The emitted output with a partition is now written to the circular buffer in memory. By default, the size of the circular buffer is 100 MB. It can be changed by assigning a new value to the property mapreduce.task.io.sort.mb. If the size of the output data exceeds, the data stored in the circular buffer will spill to the disk.

Spilling : The data is spilled to the disk if the size of the data exceeds the limit specified in mapreduce.map.sort.spill.percentage , which means if mapreduce.map.sort.spill.percent is 0.8 and mapreduce.task.io.sort.mb is 100 MB, then the buffer size reaches 80 MB, which is 80% of 100 MB and it will be spilled to the disk. The spilling process runs in parallel and does not affect the Mapper function. Remember that the mapper process will only get blocked if the mapper processes the data much faster than spilling, because the buffer will get full and mapper have to wait until there is some space in the buffer to accept new records.

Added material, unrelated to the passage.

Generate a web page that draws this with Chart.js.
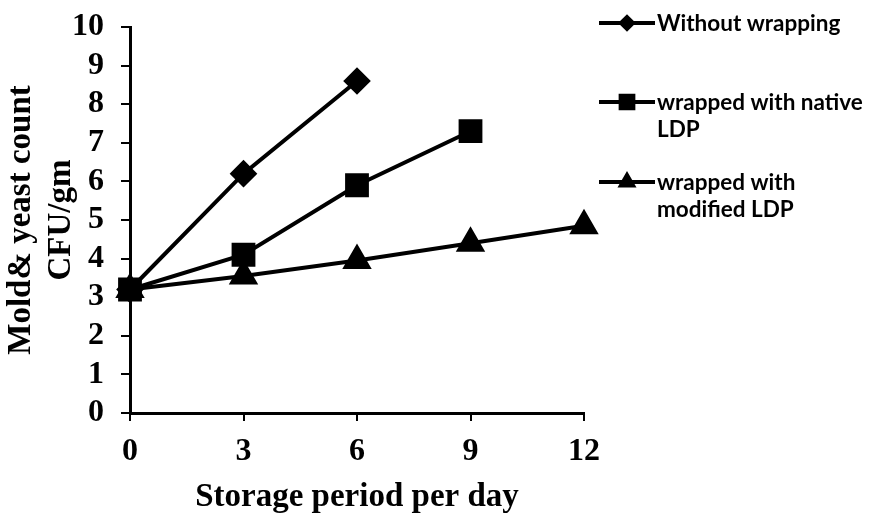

Before the data gets spilled to the disk, it is sorted by partition key and inside each partition, it is sorted with record keys. After the sorting, the combiner processes the records to reduce the amount of data that is written to the disk. The combiner is not guaranteed to be executed and if the size of the record emitted by mapper is larger than the buffer size, then both the sorting and combiner phases will be skipped and data will directly spill to disk.

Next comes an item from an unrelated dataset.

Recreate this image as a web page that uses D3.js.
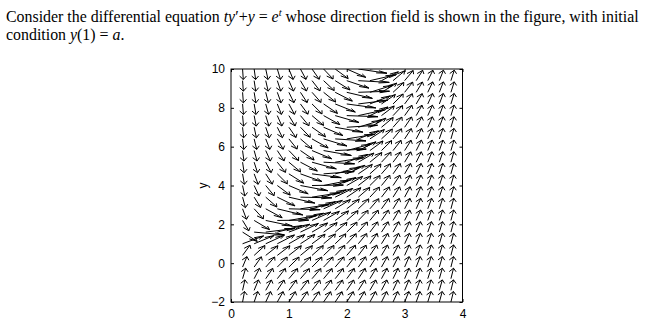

For every spilling operation there will be a new file created on the local disk of the mapper. The location of the directory can be configured using the mapreduce.job.local.dir property.
After all the records are processed and spilled tasks are completed, the spill files are merged together to form a single map output file. This phase is called the merge phase. The merge process can process up to 100 files by default. This setting can be changed by changing the value of mapreduce.task.io.sort.factor.

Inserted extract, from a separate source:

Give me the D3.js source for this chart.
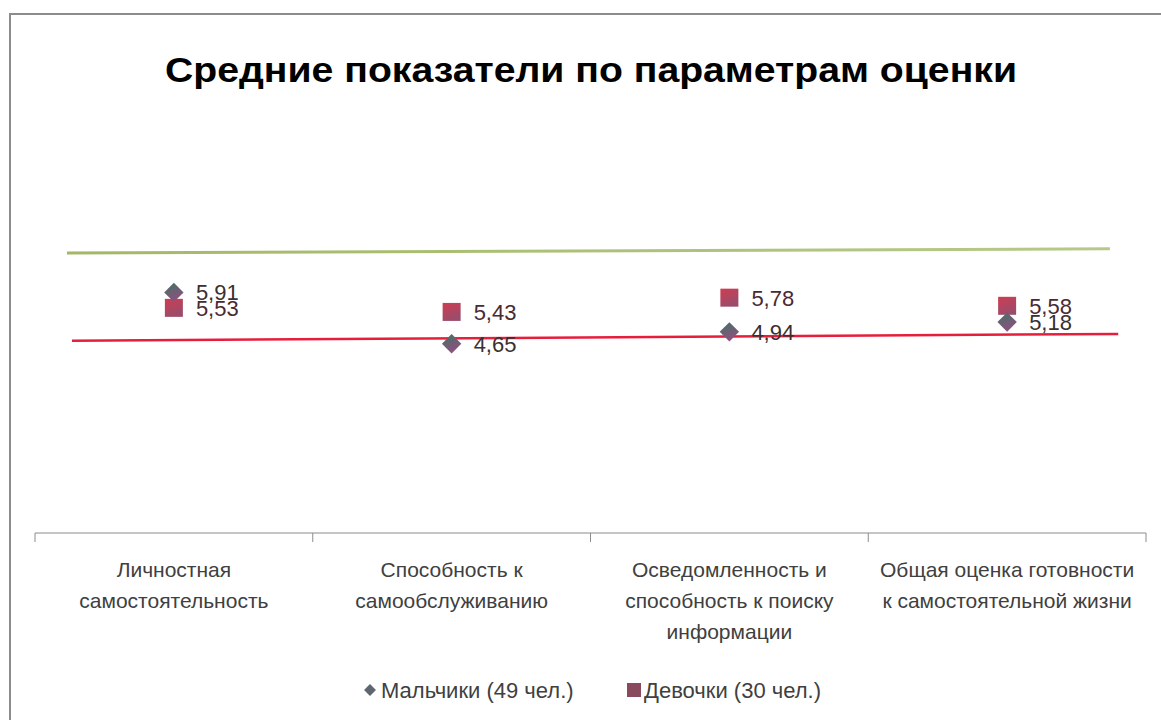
<!DOCTYPE html>
<html>
<head>
<meta charset="utf-8">
<script src="https://cdn.jsdelivr.net/npm/d3@7"></script>
<style>
  body { margin: 0; background: #fff; }
  svg { display: block; font-family: 'Liberation Sans', Arial, sans-serif; }
</style>
</head>
<body>
<div id="chart"></div>
<script>
const WIDTH = 1161;
const HEIGHT = 720;

// data
const categories = [
  ['Личностная', 'самостоятельность'],
  ['Способность к', 'самообслуживанию'],
  ['Осведомленность и', 'способность к поиску', 'информации'],
  ['Общая оценка готовности', 'к самостоятельной жизни']
];
const boys = [5.91, 4.65, 4.94, 5.18];
const girls = [5.53, 5.43, 5.78, 5.58];
const seriesNames = ['Мальчики (49 чел.)', 'Девочки (30 чел.)'];
// hand drawn reference lines: [category position, value]
const greenLine = [[-0.385, 6.88], [3.37, 6.98]];
const redLine = [[-0.367, 4.72], [3.4, 4.89]];

const svg = d3
  .select('#chart')
  .append('svg')
  .attr('width', WIDTH)
  .attr('height', HEIGHT);

// gradients
const defs = svg.append('defs');
const grad = (id, c1, c2) => {
  const g = defs.append('linearGradient').attr('id', id)
    .attr('x1', 0).attr('y1', 0).attr('x2', 0.4).attr('y2', 1);
  g.append('stop').attr('offset', '0%').attr('stop-color', c1);
  g.append('stop').attr('offset', '100%').attr('stop-color', c2);
};
grad('gBoy', '#3f7462', '#8e5080');
grad('gGirl', '#d03c52', '#9a4c6c');
const lg = defs.append('linearGradient').attr('id', 'gGreen');
lg.append('stop').attr('offset', '0%').attr('stop-color', '#a3b866');
lg.append('stop').attr('offset', '100%').attr('stop-color', '#b7c98a');

// chart frame
svg.append('rect')
  .attr('x', 10).attr('y', 14)
  .attr('width', WIDTH + 20).attr('height', HEIGHT + 20)
  .attr('fill', 'none')
  .attr('stroke', '#8c8c8c')
  .attr('stroke-width', 2);

// title
svg.append('text')
  .attr('x', 591)
  .attr('y', 82)
  .attr('text-anchor', 'middle')
  .style('font-size', '35px')
  .style('font-weight', 'bold')
  .attr('fill', '#000')
  .attr('textLength', 852)
  .attr('lengthAdjust', 'spacingAndGlyphs')
  .text('Средние показатели по параметрам оценки');

const xScale = d3.scaleBand().domain(d3.range(categories.length)).range([35, 1146]);
const xPos = d3.scaleLinear().domain([0, 1]).range([xScale(0) + xScale.bandwidth() / 2, xScale(1) + xScale.bandwidth() / 2]);
const yScale = d3.scaleLinear().domain([0, 7]).range([533, 248]);

// x axis
const xAxis = d3.axisBottom(xScale).tickSize(0).tickFormat('');
const axisG = svg.append('g')
  .attr('transform', 'translate(0,533)')
  .call(xAxis);
axisG.select('.domain').attr('stroke', '#8c8c8c').attr('d', 'M35,0H1146');
// boundary ticks
axisG.selectAll('.btick')
  .data(d3.range(categories.length + 1))
  .enter()
  .append('line')
  .attr('class', 'btick')
  .attr('x1', d => (d < categories.length ? xScale(d) : xScale.range()[1]))
  .attr('x2', d => (d < categories.length ? xScale(d) : xScale.range()[1]))
  .attr('y1', 0)
  .attr('y2', 9)
  .attr('stroke', '#8c8c8c');

// category labels
categories.forEach((lines, i) => {
  const t = svg.append('text')
    .attr('text-anchor', 'middle')
    .style('font-size', '21px')
    .attr('fill', '#404040');
  lines.forEach((l, j) => {
    t.append('tspan')
      .attr('x', xPos(i))
      .attr('y', 577 + j * 31)
      .text(l);
  });
});

// reference lines
const line = d3.line().x(d => xPos(d[0])).y(d => yScale(d[1]));
svg.append('path')
  .datum(greenLine)
  .attr('d', line)
  .attr('stroke', 'url(#gGreen)')
  .attr('stroke-width', 3)
  .attr('fill', 'none');
svg.append('path')
  .datum(redLine)
  .attr('d', line)
  .attr('stroke', '#e61e3c')
  .attr('stroke-width', 2.5)
  .attr('fill', 'none');

// markers
const diamond = d3.symbol().type(d3.symbolDiamond2).size(240);
svg.selectAll('.girl')
  .data(girls)
  .enter()
  .append('rect')
  .attr('class', 'girl')
  .attr('x', (d, i) => xPos(i) - 9)
  .attr('y', d => yScale(d) - 9)
  .attr('width', 18)
  .attr('height', 18)
  .attr('fill', 'url(#gGirl)');
svg.selectAll('.boy')
  .data(boys)
  .enter()
  .append('path')
  .attr('class', 'boy')
  .attr('d', diamond)
  .attr('transform', (d, i) => `translate(${xPos(i)},${yScale(d)})`)
  .attr('fill', 'url(#gBoy)');

// data labels
const fmt = v => d3.format('.2f')(v).replace('.', ',');
[girls, boys].forEach((vals, s) => {
  svg.selectAll('.lbl' + s)
    .data(vals)
    .enter()
    .append('text')
    .attr('class', 'lbl' + s)
    .attr('x', (d, i) => xPos(i) + 22)
    .attr('y', d => yScale(d) + 8)
    .style('font-size', '22px')
    .attr('fill', s === 0 ? '#4a2a30' : '#3a3030')
    .text(fmt);
});

// legend
const legend = svg.append('g').attr('transform', 'translate(0,690)');
legend.append('path')
  .attr('d', d3.symbol().type(d3.symbolDiamond2).size(90))
  .attr('transform', 'translate(370,0)')
  .attr('fill', '#5e6670');
legend.append('text')
  .attr('x', 381).attr('y', 8)
  .style('font-size', '22px')
  .attr('fill', '#404040')
  .text(seriesNames[0]);
legend.append('rect')
  .attr('x', 627).attr('y', -7)
  .attr('width', 14).attr('height', 14)
  .attr('fill', '#8a4a5e');
legend.append('text')
  .attr('x', 644).attr('y', 8)
  .style('font-size', '22px')
  .attr('fill', '#404040')
  .text(seriesNames[1]);
</script>
</body>
</html>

If the number of files is greater than the value specified, the merge step will recursively merge files until all files are merged to a single file. If the total number of spill files is greater than min.num.spills.for.combine, the Combiner will be executed on the final merge result. The MapOutput File along with the index file are written to the mapper's local disk. The index file contains information such as number of partitions, start, end points of partition, and so on. The following diagram is the continuation of the preceding diagram:

The next step is the shuffling of data from mapper to reducer. The reducer runs an event fetcher thread whose task is to poll the application master for the status of the mappers. After receiving the execution finish status of the mapper, it passes the mapper's information to another thread, which starts copying the data from the mapper using the HTTP protocol. By default, the number of fetcher threads is five and it can be changed by assigning a new value to mapred.reduce.parallel.copies. The data copied by fetcher threads is stored in the memory, and the size of the memory is 1 GB by default. The memory can be increased or decreased by changing mapreduce.reduce.memory.totalbytes. When the size of map output exceeds the specified percentage of memory that is defined using mapreduce.reduce.shuffle.input.buffer.percent (default 0.7) 70%, then the fetcher saves the output into the local disk of the reducer.
The merger is the next step after fetcher. The merger thread can run in parallel with the fetcher jobs and it merges all the records fetched by the fetcher. The final step in the overall process is running the reducer task. The reducer reads the record from the merged file and processes it inside the reduce method. For each key, the reduce task will be executed once, which means if there are 55 keys in the output merged file, the reducer will run the reduce function 55 times.